I didn’t go to the Women’s March Jakarta 2017 last year, even though I knew about it and vaguely wanted to. My not going was because I wasn't sure what the event was about, and therefore I wasn't sure why I should go. This year, I went, but I had nothing to say. I still wonder why exactly I came. But now, if I have to guess, I think it’s because I was – am – a coward, and I wanted to see what courage looked like.

What I saw looked something like this.

This was right before we started marching, which is why not so many signs were raised.

The two people in black were interpreters for those who required sign language. Wonderful.

Lala Karmela singing. Pretty good.

Yep.

Hannah Al Rashid doing a casual, bilingual speech.

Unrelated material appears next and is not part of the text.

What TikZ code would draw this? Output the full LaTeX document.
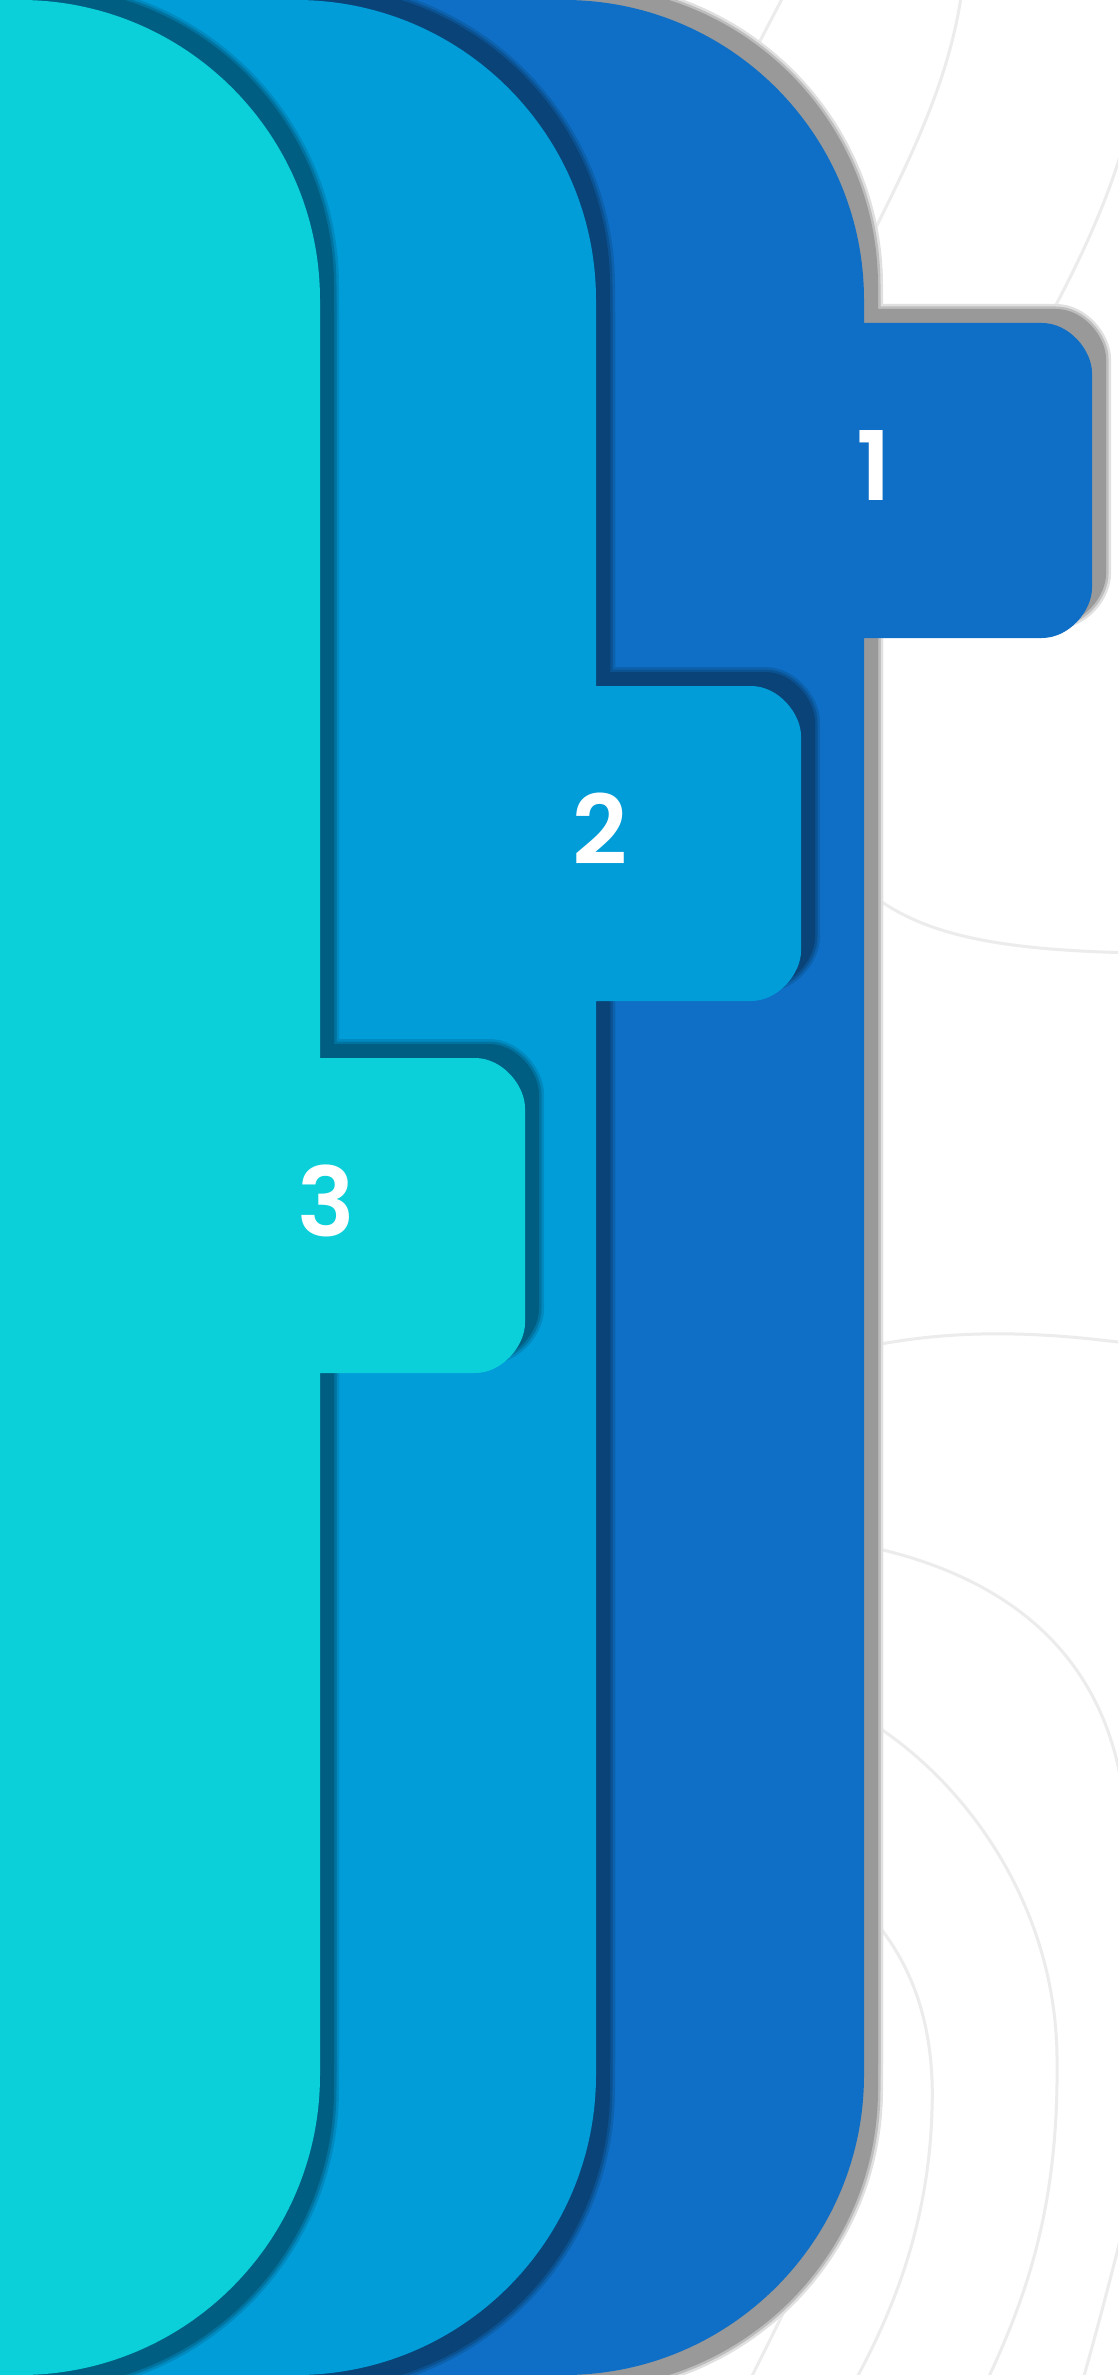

I only took those few pictures. If you’re interested in more photos and commentary of the event, you should check out the official Twitter or Instagram account for the event, or the hashtags #womensmarchjkt and #womensmarchjakarta.

Thank you for reading!


1. Inexplicably, after that, Take On Me by a-ha started playing, so I went home rather hurriedly for fear of ending up as a monochromatic two-dimensional sketch of myself. Quite a great motivator, that.
2. It’s not the pedophilia – which is a paraphilia, a sexual attraction which is largely out of our control – but the statutory rape that should be punishable. And even then, capital punishment is still pretty dicey.
3. A journalist, @hansdavidian on Twitter – his account is locked, but you can always request to follow him if you want – I don't know him personally, but I follow him there, and the best impression I can make of him is that he would feel happy, maybe even honored, to be compared to Spider Jerusalem (go on, Google “Spider Jerusalem”. Read Transmetropolitan if you can!).